Like when they made a girl call her mother, with the phone’s receiver
up another girl’s vagina. When I read that I got so excited I damn near
shit myself. This is the greatest book ever, I proclaimed loudly to
myself! Then something sinister takes over the book.

Let me explain. I like Tommy Lee. I met him when I was drunk in a bar
once out in L.A. and he seems like a nice guy. You would think the same
thing if you met him. You’d pound drinks or maybe smoke a joint with
the man, regardless of his parole, and you’d walk away saying, “that’s
one cool motherfucker.” The problem comes in when you read his accounts
of Motley Crue’s history in The Dirt.
Then you just want to pummel the living shit out of him. First off,
you’re not getting any sympathy for your failed marriage to Pamela
Anderson. That shit was your own damn fault. I don’t believe for a
second, as the book tells us, that he lightly kicked her gorgeous
behind with a “slippered” foot. I’m sure he broke it off up in there,
and maybe she had it coming, but so did he. Tommy stalked her to
Mexico, as we all remember, and just wouldn’t take no for an answer
until she married him. His accounts of them doing tabs of X at a club
seem more like coercion than courting to me. Face it, dude, she had to
send you to jail just to get away from you for a little R and R. Of
course, only a really Motley dude could fuck it up with the hottest
chick in the world.

Furthermore, leaving Motley Crue was the
best thing that ever happened to you, Tommy. That’s why you still have
a career with Methods of Mayhem and Vince Neil packs on another fifty
pounds a year in his effort to look like a white Gary Coleman. What you
talkin’ bout Mick?

The highlights of the book are when they are on tour with Ozzy and he
puts on a sundress, urinates in public and drinks it, snorts all their
coke, then snorts a line of live ants. Sharon Osborne eventually shows
up and makes them all behave. Another highlight is when one of them,
who cares who, overdoses on heroin and the dealer who shoots him up
beats him severely with a baseball bat in an effort to revive him, then
hurls his body into a dumpster. Good stuff. Like Jonny always says, drugs are for smart people.
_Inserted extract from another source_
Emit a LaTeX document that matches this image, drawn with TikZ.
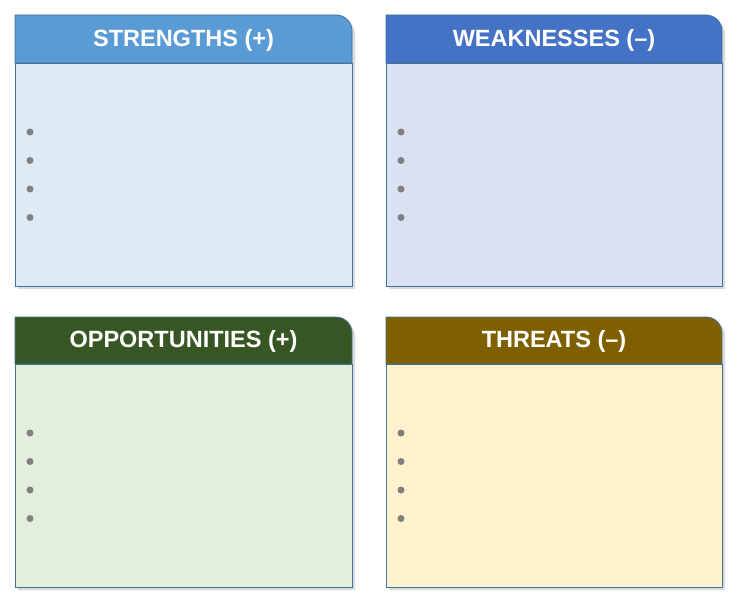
\documentclass[tikz,border=0pt]{standalone}
\usepackage{fontspec}
\setmainfont{Liberation Sans}
\definecolor{bordc}{HTML}{41719C}
\definecolor{sH}{HTML}{5B9BD5}\definecolor{sB}{HTML}{DDEBF7}
\definecolor{wH}{HTML}{4472C4}\definecolor{wB}{HTML}{D9E1F2}
\definecolor{oH}{HTML}{375623}\definecolor{oB}{HTML}{E2EFDA}
\definecolor{tH}{HTML}{7F6000}\definecolor{tB}{HTML}{FFF2CC}
\tikzset{
  edge/.style={draw=bordc, line width=0.8pt},
  shad/.style={fill=black!14},
  ttl/.style={text=white, font=\bfseries\fontsize{23.5}{26}\selectfont, anchor=center},
  dot/.style={circle, fill=black!50, inner sep=0pt, minimum size=7pt}
}
\begin{document}
\begin{tikzpicture}[x=1pt,y=-1pt]
\useasboundingbox (0,0) rectangle (741,607);
\fill[white] (0,0) rectangle (741,607);
% strengths
\fill[shad] (18,18) -- (339,18) arc[start angle=-90, end angle=0, radius=16] -- (355,289) -- (18,289) -- cycle;
\fill[sB, edge] (15,63) rectangle (352,286);
\path[fill=sH, edge] (15,63) -- (15,15) -- (336,15) arc[start angle=-90, end angle=0, radius=16] -- (352,63) -- cycle;
\node[ttl] (s) at (183.5,40) {STRENGTHS (+)};
\foreach \k in {0,1,2,3} \node[dot] (s\k) at (30,132+28.5*\k) {};
% weaknesses
\fill[shad] (389,18) -- (709,18) arc[start angle=-90, end angle=0, radius=16] -- (725,289) -- (389,289) -- cycle;
\fill[wB, edge] (386,63) rectangle (722,286);
\path[fill=wH, edge] (386,63) -- (386,15) -- (706,15) arc[start angle=-90, end angle=0, radius=16] -- (722,63) -- cycle;
\node[ttl] (w) at (554,40) {WEAKNESSES (–)};
\foreach \k in {0,1,2,3} \node[dot] (w\k) at (401,132+28.5*\k) {};
% opportunities
\fill[shad] (18,320) -- (339,320) arc[start angle=-90, end angle=0, radius=16] -- (355,590) -- (18,590) -- cycle;
\fill[oB, edge] (15,364) rectangle (352,587);
\path[fill=oH, edge] (15,364) -- (15,317) -- (336,317) arc[start angle=-90, end angle=0, radius=16] -- (352,364) -- cycle;
\node[ttl] (o) at (183.5,341) {OPPORTUNITIES (+)};
\foreach \k in {0,1,2,3} \node[dot] (o\k) at (30,433+28.5*\k) {};
% threats
\fill[shad] (389,320) -- (709,320) arc[start angle=-90, end angle=0, radius=16] -- (725,590) -- (389,590) -- cycle;
\fill[tB, edge] (386,364) rectangle (722,587);
\path[fill=tH, edge] (386,364) -- (386,317) -- (706,317) arc[start angle=-90, end angle=0, radius=16] -- (722,364) -- cycle;
\node[ttl] (t) at (554,341) {THREATS (–)};
\foreach \k in {0,1,2,3} \node[dot] (t\k) at (401,433+28.5*\k) {};
\end{tikzpicture}
\end{document}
Just ask the lead singer from Alice in Chains.

So here is the real dirt for you. Skip this book. Steal it or borrow it
from a friend and never return it. If you send me the postage I’ll give
you my copy. In the end it’s just more nostalgic, self-serving, whiny
nonsense about a bunch of hardcore faggots trying to learn how to cry
together because they blew all their money on drugs and hookers. Not
that I’m opposed, it’s just a boring read.